Reverse engineered bearer/bridge implementation of the CSRMesh BTLE protocol including all necessary cryptographic and packing routines required to send valid packets over a CSRMesh BTLE network. This particular implementation currently only supports the CSRMesh lighting API and has been succssfully tested with Feit HomeBrite smart LED bulbs. However, the implemtation of other CSRMesh APIs should be quite straightformard if needed. Currently this only implements the sending and recieving of packets on networks with only one bulb per network PIN since I originally developed this with a single bulb to test with. However, I now plan to expand support to multi bulb networks since I have recently acquired a 2nd bulb and can confirm that this code does NOT work as intended when there is 2 bulbs setup with the same PIN on a mesh network.

• Feit HomeBrite A19 Household, Model AOM800/827/LED/HBR with 1 bulb per network PIN in a given area

• Python 3.x
• Recent version of bluez (requires gatttool binary)
• pycrypto

csrmesh-cli [-h] --pin (4 digit pin) --dest (destination BT address) 
[--level LEVEL] [--red RED] [--green GREEN] [--blue BLUE]

All levels are represented using numbers from 0 (off) to 255 (maximum)
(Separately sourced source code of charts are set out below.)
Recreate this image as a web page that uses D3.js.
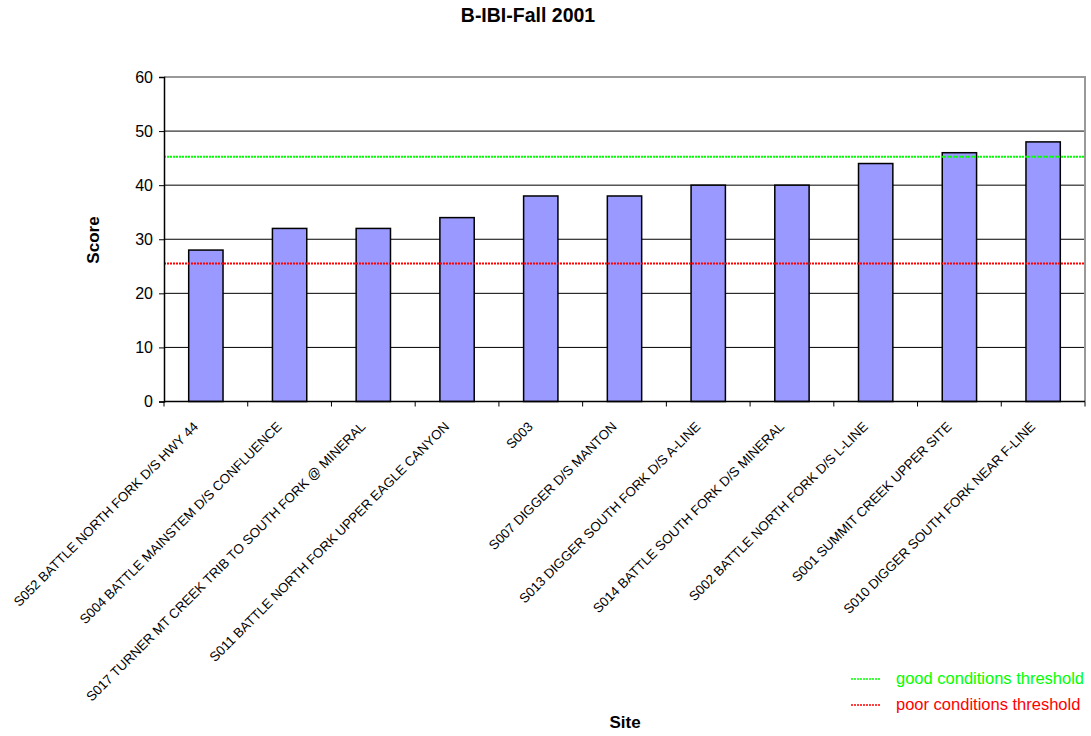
<!DOCTYPE html>
<html>
<head>
<meta charset="utf-8">
<script src="https://cdn.jsdelivr.net/npm/d3@7"></script>
<style>
  body { margin: 0; background: #fff; }
  text { font-family: Arial, "Liberation Sans", sans-serif; }
</style>
</head>
<body>
<svg id="chart" width="1091" height="736"></svg>
<script>
// Sites and their B-IBI scores
const sites = [
  "S052 BATTLE NORTH FORK D/S HWY 44",
  "S004 BATTLE MAINSTEM D/S CONFLUENCE",
  "S017 TURNER MT CREEK TRIB TO SOUTH FORK @ MINERAL",
  "S011 BATTLE NORTH FORK UPPER EAGLE CANYON",
  "S003",
  "S007 DIGGER D/S MANTON",
  "S013 DIGGER SOUTH FORK D/S A-LINE",
  "S014 BATTLE SOUTH FORK D/S MINERAL",
  "S002 BATTLE NORTH FORK D/S L-LINE",
  "S001 SUMMIT CREEK UPPER SITE",
  "S010 DIGGER SOUTH FORK NEAR F-LINE"
];
const scores = [28, 32, 32, 34, 38, 38, 40, 40, 44, 46, 48];
const yTicks = [0, 10, 20, 30, 40, 50, 60];
const thresholdNames = ["good conditions threshold", "poor conditions threshold"];
const thresholdValues = [45.25, 25.5];
const thresholdColors = ["#00ff00", "#ff0000"];

const svg = d3.select("#chart");
const m = { left: 164, top: 77, right: 1085, bottom: 401.5 };

const x = d3.scaleBand().domain(sites).range([m.left, m.right]).paddingInner(0.59).paddingOuter(0.295);
const xb = d3.scaleBand().domain(sites).range([m.left, m.right]);
const y = d3.scaleLinear().domain([0, 60]).range([m.bottom, m.top]);

// Title
svg.append("text").attr("x", 528).attr("y", 22).attr("text-anchor", "middle")
  .attr("font-size", 19.5).attr("font-weight", "bold").text("B-IBI-Fall 2001");

// Gridlines
svg.append("g").selectAll("line").data(yTicks.filter(d => d > 0 && d < 60)).join("line")
  .attr("x1", m.left).attr("x2", m.right).attr("y1", d => y(d)).attr("y2", d => y(d))
  .attr("stroke", "#000").attr("stroke-width", 1);

// Plot frame (top and right edges)
svg.append("path")
  .attr("d", `M${m.left},${y(60)}H${m.right}V${m.bottom}`)
  .attr("fill", "none").attr("stroke", "#999").attr("stroke-width", 2);

// Bars
svg.append("g").selectAll("rect").data(sites).join("rect")
  .attr("x", d => x(d)).attr("width", x.bandwidth())
  .attr("y", (d, i) => y(scores[i])).attr("height", (d, i) => y(0) - y(scores[i]))
  .attr("fill", "#9999ff").attr("stroke", "#000").attr("stroke-width", 1.5);

// Threshold lines
svg.append("g").selectAll("line").data(thresholdValues).join("line")
  .attr("x1", m.left).attr("x2", m.right)
  .attr("y1", d => y(d)).attr("y2", d => y(d))
  .attr("stroke", (d, i) => thresholdColors[i]).attr("stroke-width", 2)
  .attr("stroke-dasharray", "2,1");

// Y axis
const yAxis = svg.append("g").attr("transform", `translate(${m.left},0)`)
  .call(d3.axisLeft(y).tickValues(yTicks).tickSize(5).tickPadding(6));
yAxis.select(".domain").attr("stroke", "#000").attr("stroke-width", 1.5);
yAxis.selectAll(".tick line").attr("stroke", "#000");
yAxis.selectAll(".tick text").attr("font-size", 16).attr("fill", "#000")
  .attr("font-family", "Arial, 'Liberation Sans', sans-serif");

// X axis with ticks at band boundaries
const xAxis = svg.append("g");
xAxis.append("line").attr("x1", m.left).attr("x2", m.right)
  .attr("y1", m.bottom).attr("y2", m.bottom).attr("stroke", "#000").attr("stroke-width", 1.5);
xAxis.selectAll("line.tk").data(sites).join("line").attr("class", "tk")
  .attr("x1", d => xb(d)).attr("x2", d => xb(d))
  .attr("y1", m.bottom).attr("y2", m.bottom + 5).attr("stroke", "#000");
xAxis.append("line").attr("x1", m.right).attr("x2", m.right)
  .attr("y1", m.bottom).attr("y2", m.bottom + 5).attr("stroke", "#000");
xAxis.selectAll("text").data(sites).join("text")
  .attr("transform", d => `translate(${x(d) + x.bandwidth() / 2 - 7},${m.bottom + 26}) rotate(-45)`)
  .attr("text-anchor", "end").attr("font-size", 13.3).text(d => d);

// Axis titles
svg.append("text").attr("transform", `translate(99,240) rotate(-90)`)
  .attr("text-anchor", "middle").attr("font-size", 17).attr("font-weight", "bold").text("Score");
svg.append("text").attr("x", 625).attr("y", 728).attr("text-anchor", "middle")
  .attr("font-size", 17).attr("font-weight", "bold").text("Site");

// Legend
const lg = svg.append("g").selectAll("g").data(thresholdNames).join("g")
  .attr("transform", (d, i) => `translate(851,${679 + i * 26})`);
lg.append("line").attr("x1", 0).attr("x2", 29).attr("stroke", (d, i) => thresholdColors[i])
  .attr("stroke-width", 1.5).attr("stroke-dasharray", "2,1");
lg.append("text").attr("x", 45).attr("y", 5).attr("font-size", 16.5)
  .attr("fill", (d, i) => thresholdColors[i]).text(d => d);
</script>
</body>
</html>
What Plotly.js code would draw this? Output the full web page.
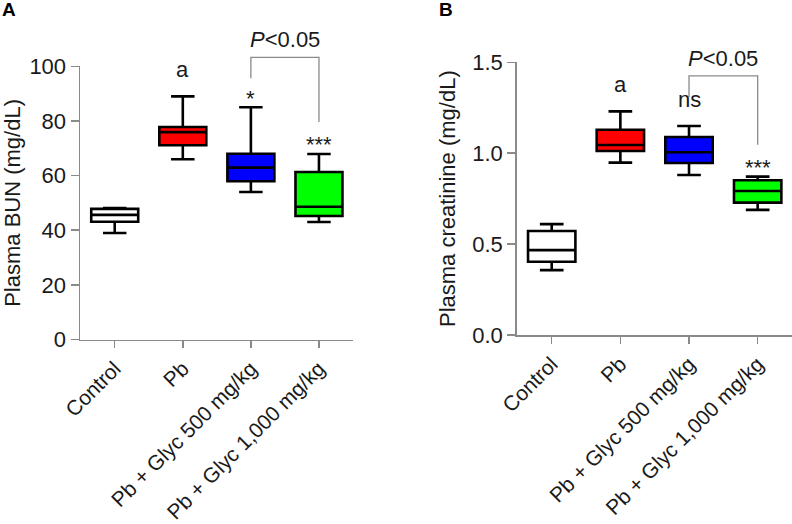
<!DOCTYPE html>
<html><head><meta charset="utf-8">
<script src="https://cdn.plot.ly/plotly-3.0.1.min.js"></script>
<style>html,body{margin:0;padding:0;background:#fff}</style>
</head><body><div id="chart" style="width:792px;height:524px"></div>
<script>
// ---- data ----
const categories = ['Control', 'Pb', 'Pb + Glyc 500 mg/kg', 'Pb + Glyc 1,000 mg/kg'];
// Panel A: plasma BUN (mg/dL)
const bunLower  = [39.0, 66.0, 54.0, 43.0];
const bunQ1     = [43.1, 71.1, 57.9, 45.2];
const bunMedian = [45.6, 75.9, 62.9, 48.6];
const bunQ3     = [47.8, 77.8, 68.0, 61.3];
const bunUpper  = [48.1, 89.0, 85.0, 67.9];
const bunSig    = ['', 'a', '*', '***'];
// Panel B: plasma creatinine (mg/dL)
const creLower  = [0.357, 0.948, 0.880, 0.688];
const creQ1     = [0.403, 1.012, 0.946, 0.728];
const creMedian = [0.467, 1.045, 1.005, 0.792];
const creQ3     = [0.572, 1.129, 1.089, 0.851];
const creUpper  = [0.610, 1.230, 1.150, 0.871];
const creSig    = ['', 'a', 'ns', '***'];
const bracketText = '<i>P</i><0.05';
const bracketPair = [2, 3];

// ---- styles ----
const fillColors = ['#ffffff', '#ff0000', '#0000ff', '#00ff00'];
const FONT = 'Liberation Sans, Arial, Helvetica, sans-serif';
const FS = 22;
const XFS = 21;
const TXT = '#1a1a1a';
const AXC = '#8a8a8a';
const W = 792, H = 524;
const xRange = [-0.51, 3.5];
const panels = [
  {xa: 'x', ya: 'y', lo: bunLower, q1: bunQ1, me: bunMedian, q3: bunQ3, up: bunUpper, sig: bunSig,
   yRange: [0, 100], xPix: [80, 353], yPix: [339.5, 66.3]},
  {xa: 'x2', ya: 'y2', lo: creLower, q1: creQ1, me: creMedian, q3: creQ3, up: creUpper, sig: creSig,
   yRange: [0, 1.5], xPix: [516.7, 792], yPix: [335, 62.3]}
];
const sigShift = {'a': 12, '*': -6, '***': -5, 'ns': 12, '': 0};

const traces = [];
const annotations = [];
const shapes = [];
panels.forEach(p => {
  categories.forEach((c, i) => {
    traces.push({
      type: 'box', x: [c], q1: [p.q1[i]], median: [p.me[i]], q3: [p.q3[i]],
      lowerfence: [p.lo[i]], upperfence: [p.up[i]],
      xaxis: p.xa, yaxis: p.ya, width: 0.69, whiskerwidth: 0.5,
      fillcolor: fillColors[i], line: {color: '#000', width: 2.6},
      showlegend: false, hoverinfo: 'skip'
    });
    if (p.sig[i]) {
      annotations.push({
        xref: p.xa, yref: p.ya, x: c, y: p.up[i], yanchor: 'bottom', yshift: sigShift[p.sig[i]],
        text: p.sig[i], showarrow: false, font: {family: FONT, size: FS, color: TXT}
      });
    }
  });
  // significance bracket between groups
  const plotH = p.yPix[0] - p.yPix[1];
  const yd = v => (v - p.yRange[0]) / (p.yRange[1] - p.yRange[0]);
  const xd = k => (k - xRange[0]) / (xRange[1] - xRange[0]);
  const a = bracketPair[0], b = bracketPair[1];
  const top = Math.max(yd(p.up[a]), yd(p.up[b])) + 50 / plotH;
  const endA = yd(p.up[a]) + 29 / plotH;
  const endB = yd(p.up[b]) + 32 / plotH;
  const xdRef = p.xa + ' domain', ydRef = p.ya + ' domain';
  shapes.push({type: 'path', xref: xdRef, yref: ydRef,
    path: `M${xd(a)},${endA} L${xd(a)},${top} L${xd(b)},${top} L${xd(b)},${endB}`,
    line: {color: AXC, width: 1.3}});
  annotations.push({xref: p.xa, yref: ydRef, x: (a + b) / 2, y: top, yanchor: 'bottom', yshift: 3,
    text: bracketText, showarrow: false, font: {family: FONT, size: FS, color: TXT}});
});

function xAxis(p, anchor) {
  return {domain: [p.xPix[0] / W, p.xPix[1] / W], anchor: anchor, type: 'category',
    categoryorder: 'array', categoryarray: categories, range: xRange,
    showline: true, linecolor: AXC, linewidth: 1.5, ticks: 'outside', ticklen: 7, tickwidth: 1.5,
    tickcolor: AXC, tickangle: -45, showgrid: false, zeroline: false, fixedrange: true,
    tickfont: {family: FONT, size: XFS, color: TXT}};
}
function yAxis(p, anchor, title, dtick, fmt) {
  return {domain: [(H - p.yPix[0]) / H, (H - p.yPix[1]) / H], anchor: anchor, range: p.yRange,
    dtick: dtick, tickformat: fmt, showline: true, linecolor: AXC, linewidth: 1.5,
    ticks: 'outside', ticklen: 8, tickwidth: 1.5, tickcolor: AXC, showgrid: false, zeroline: false,
    fixedrange: true, tickfont: {family: FONT, size: FS, color: TXT},
    title: {text: title, standoff: 10, font: {family: FONT, size: FS, color: TXT}}};
}

annotations.push({xref: 'paper', yref: 'paper', x: 0, y: 1, xanchor: 'left', yanchor: 'top', yshift: 3,
  text: '<b>A</b>', showarrow: false, font: {family: FONT, size: 19, color: '#000'}});
annotations.push({xref: 'paper', yref: 'paper', x: 437 / W, y: 1, xanchor: 'left', yanchor: 'top', yshift: 3,
  text: '<b>B</b>', showarrow: false, font: {family: FONT, size: 19, color: '#000'}});

const layout = {
  width: W, height: H, margin: {l: 0, r: 0, t: 0, b: 0},
  paper_bgcolor: '#fff', plot_bgcolor: '#fff', boxmode: 'overlay',
  font: {family: FONT, color: TXT},
  xaxis: xAxis(panels[0], 'y'),
  yaxis: yAxis(panels[0], 'x', 'Plasma BUN (mg/dL)', 20, 'd'),
  xaxis2: xAxis(panels[1], 'y2'),
  yaxis2: yAxis(panels[1], 'x2', 'Plasma creatinine (mg/dL)', 0.5, '.1f'),
  annotations: annotations, shapes: shapes
};
Plotly.newPlot('chart', traces, layout, {displayModeBar: false, staticPlot: true});
</script></body></html>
The 128 bit network key used in CSRMesh networks is derived by concatenating the ASCII representation of the PIN with a null byte and the string 'MCP', computing the SHA256 hash of the string, reversing the order of the bytes in the resulting hash, and taking the first 16 bytes as the key.

Packets sent to CSRMesh devices require authentication as well as encryption. All multibyte types are represented in little endian format. To form a valid packet, the sequence number, the constant 0x0080, and N null bytes where N is equal to the size of the payload to be sent are concatenated together and encrypted using the network key using AES-128 in ECB mode. The result of such encryption is then truncated to the length of the payload to be sent. The payload is XOR'ed with the result of the previous encryption to form the encrypted payload. Next, the message authentication code is computed using HMAC-SHA256 using the network key as the secret of the following data: 8 null bytes, sequence number, constant 0x80 and encrypted payload. The order of the bytes in the resulting hash are then reversed and the hash truncated to 8 bytes. Finally, the packet is formed by contatenating the sequence number, constant 0x80, encrypted payload, truncated HMAC, and the constant 0xff.

Packets are then sent via the Bluetooth LE GATT protocol. To send a packet, the data must be written to two write only handles, 0x0011 and 0x0014. The first 20 bytes of the packet are first written to handle 0x0011 and then the remainder of the packet is written to handle 0x0014.